Military-Grade UAV Tracking Deployed In ‘Smart City’ Surveillance Schemes
Many industries are increasingly utilising unmanned aerial vehicles or UAVs for fleet tracking, in order to obtain information about where vehicles are at any and all times.
However, this is not without its drawbacks.
The unconstrained state of the UAV – that is, airborne, and therefore subject to the elements and other types of interference – means that the image often isn’t of the highest quality. It can be jittery, blurry and simply not the quality that is needed.
A major issue with this is known as “identify switching” – where the UAV is unable to consistently maintain a fix on the chosen vehicle and can unintentionally shift its focus onto another target. This makes fleet tracking by UAV unreliable.
In a recent study, an improved DeepSort vehicle tracking algorithm has been proposed following tests. This is based on software known as Yolov5s which teaches the fleet tracking model to remove the redundant target position prediction box.

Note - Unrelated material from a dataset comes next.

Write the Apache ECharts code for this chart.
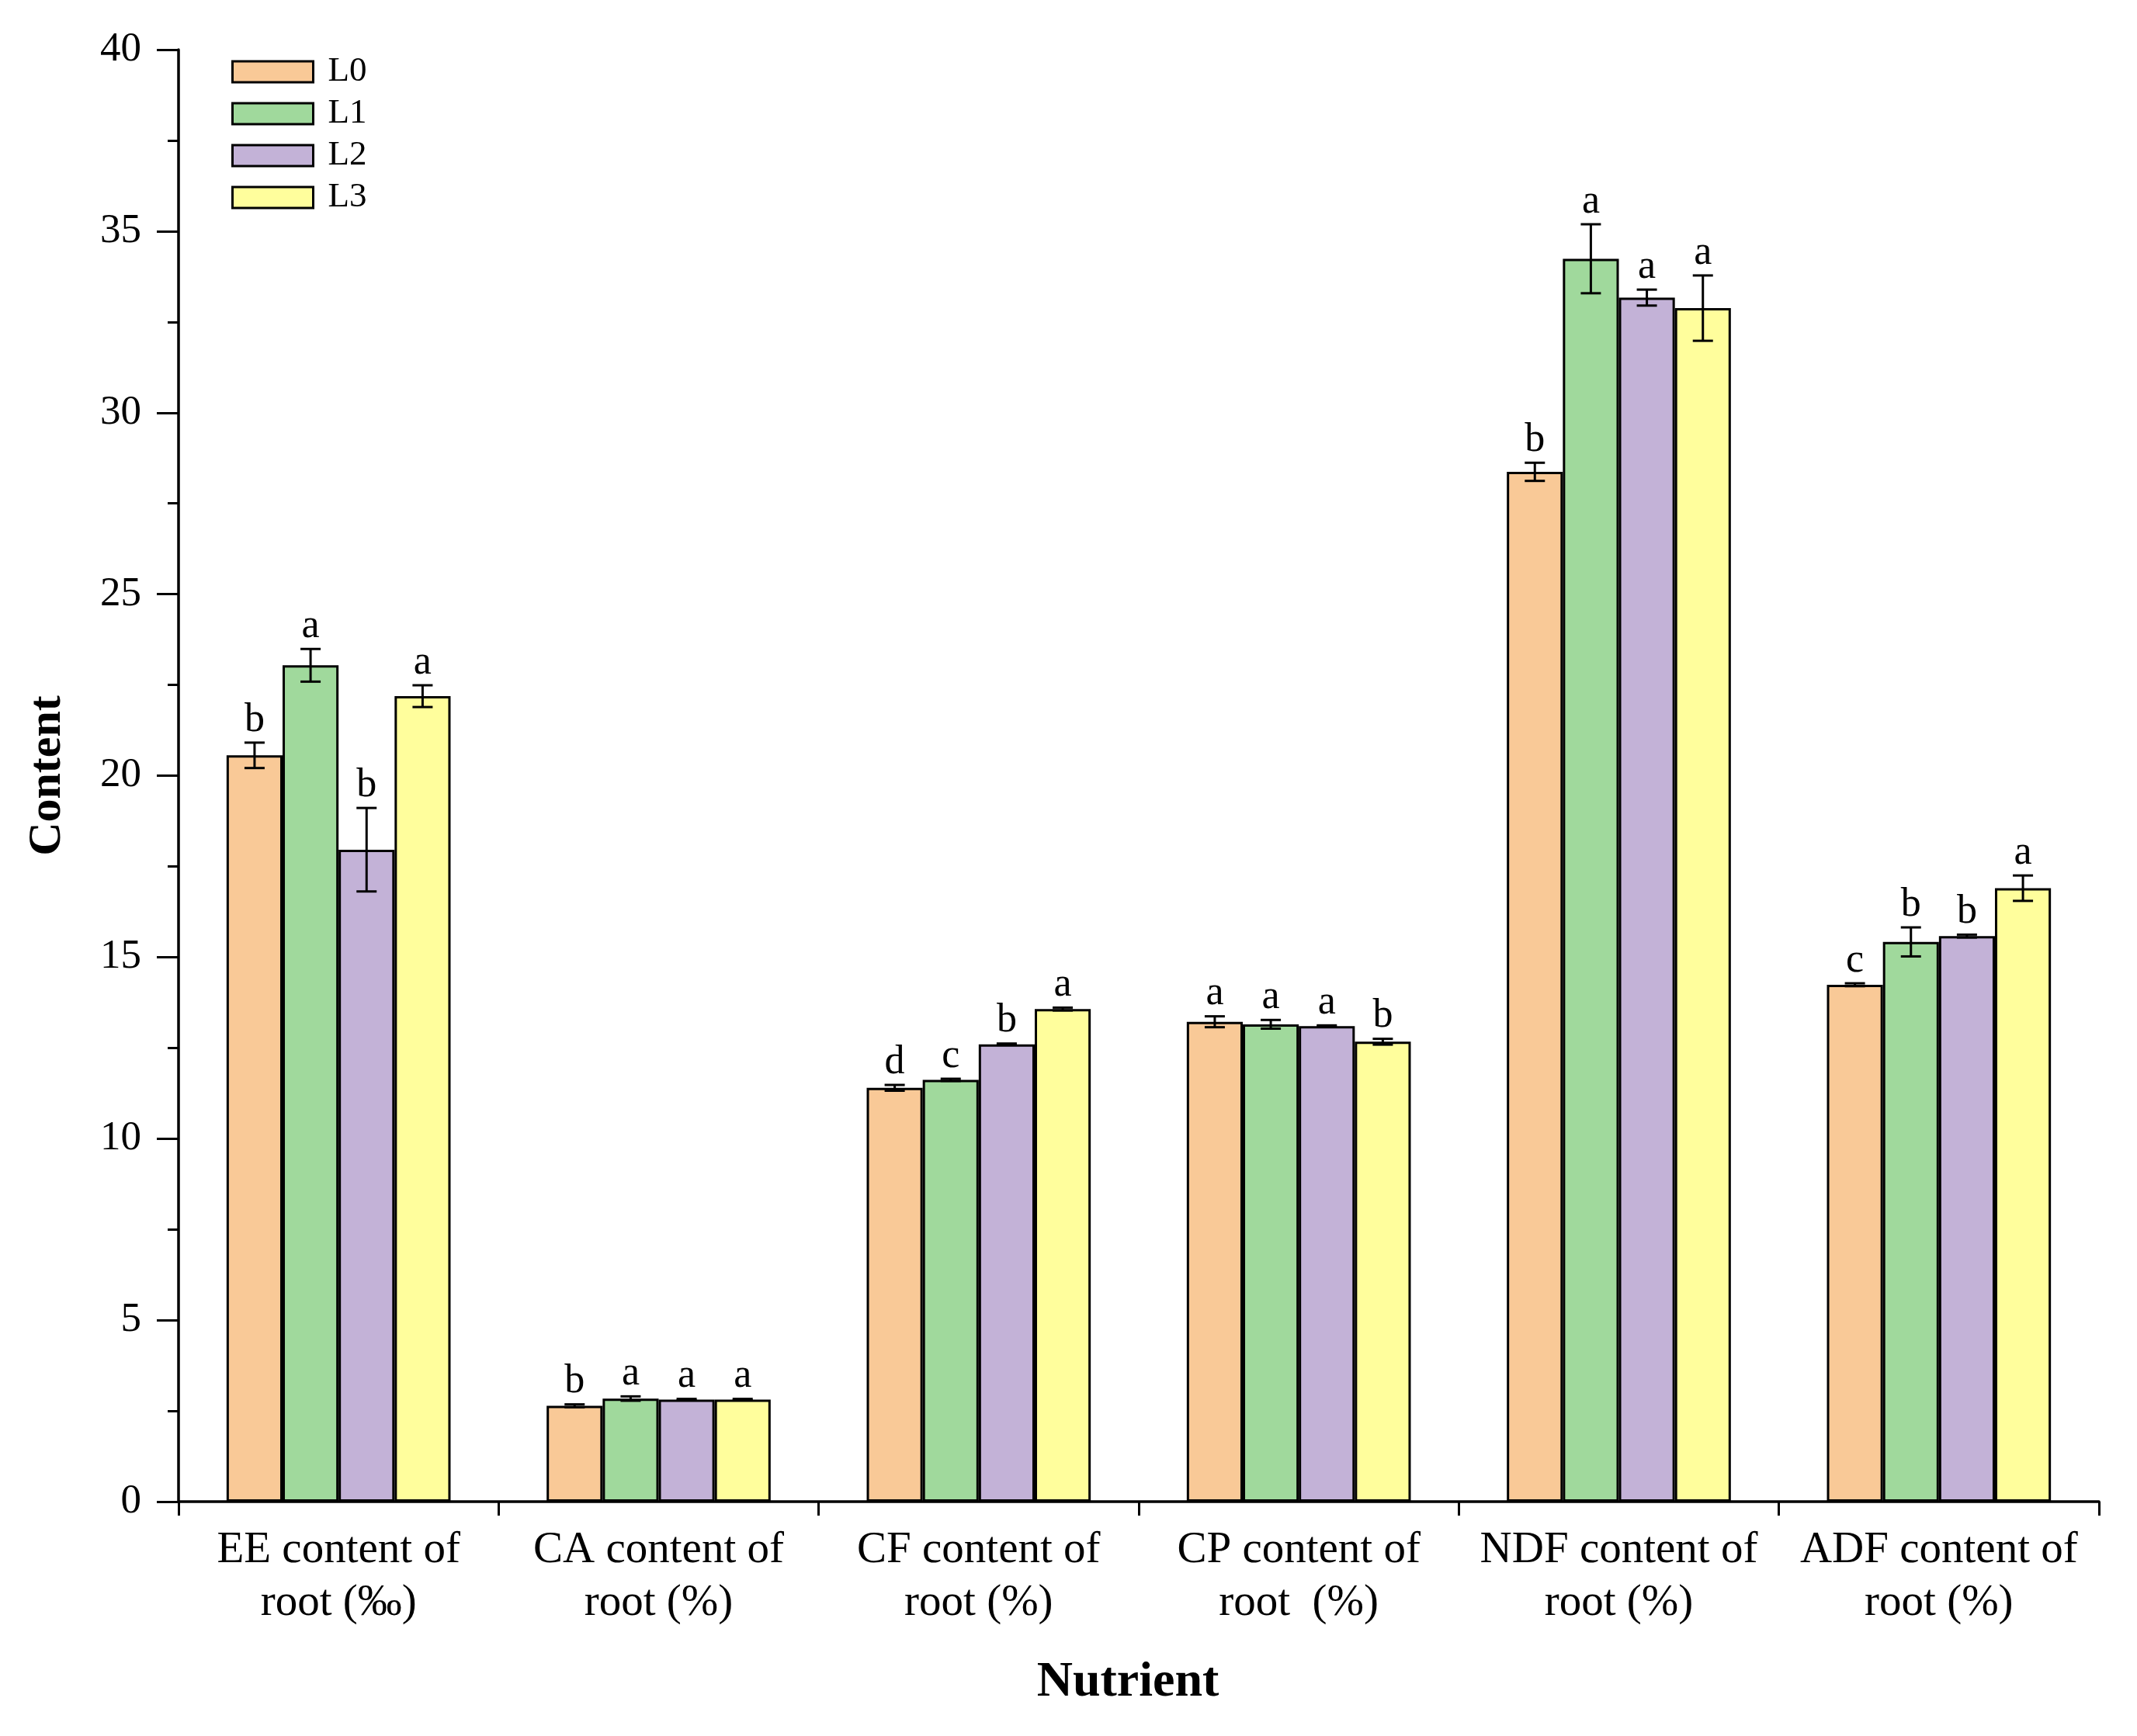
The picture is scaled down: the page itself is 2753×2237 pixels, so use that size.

In plain English, this means that the UAVs aren’t so easily distracted.
UAV fleet tracking models currently do not often contain the appearance of the vehicle that is being monitored, which makes it susceptible to learning incorrect data – and tracking the wrong subject.
The updated algorithm that was being tested was able to better understand the data set and therefore track more consistently and accurately, and the results show significant improvements.
Tracking identity switching (or IDSW) in the experiment was reduced by almost 50% in addition to other key metrics such as MOTA and MOTP which improved by 3.2% and 0.3% respectively.
These advancements in target recognition – not only for fleet tracking but in all kinds of UAV surveillance – demonstrate the rapidly increasing intelligence of machine learning algorithms outside of military applications and in everyday ‘smart city’ futures on the rise.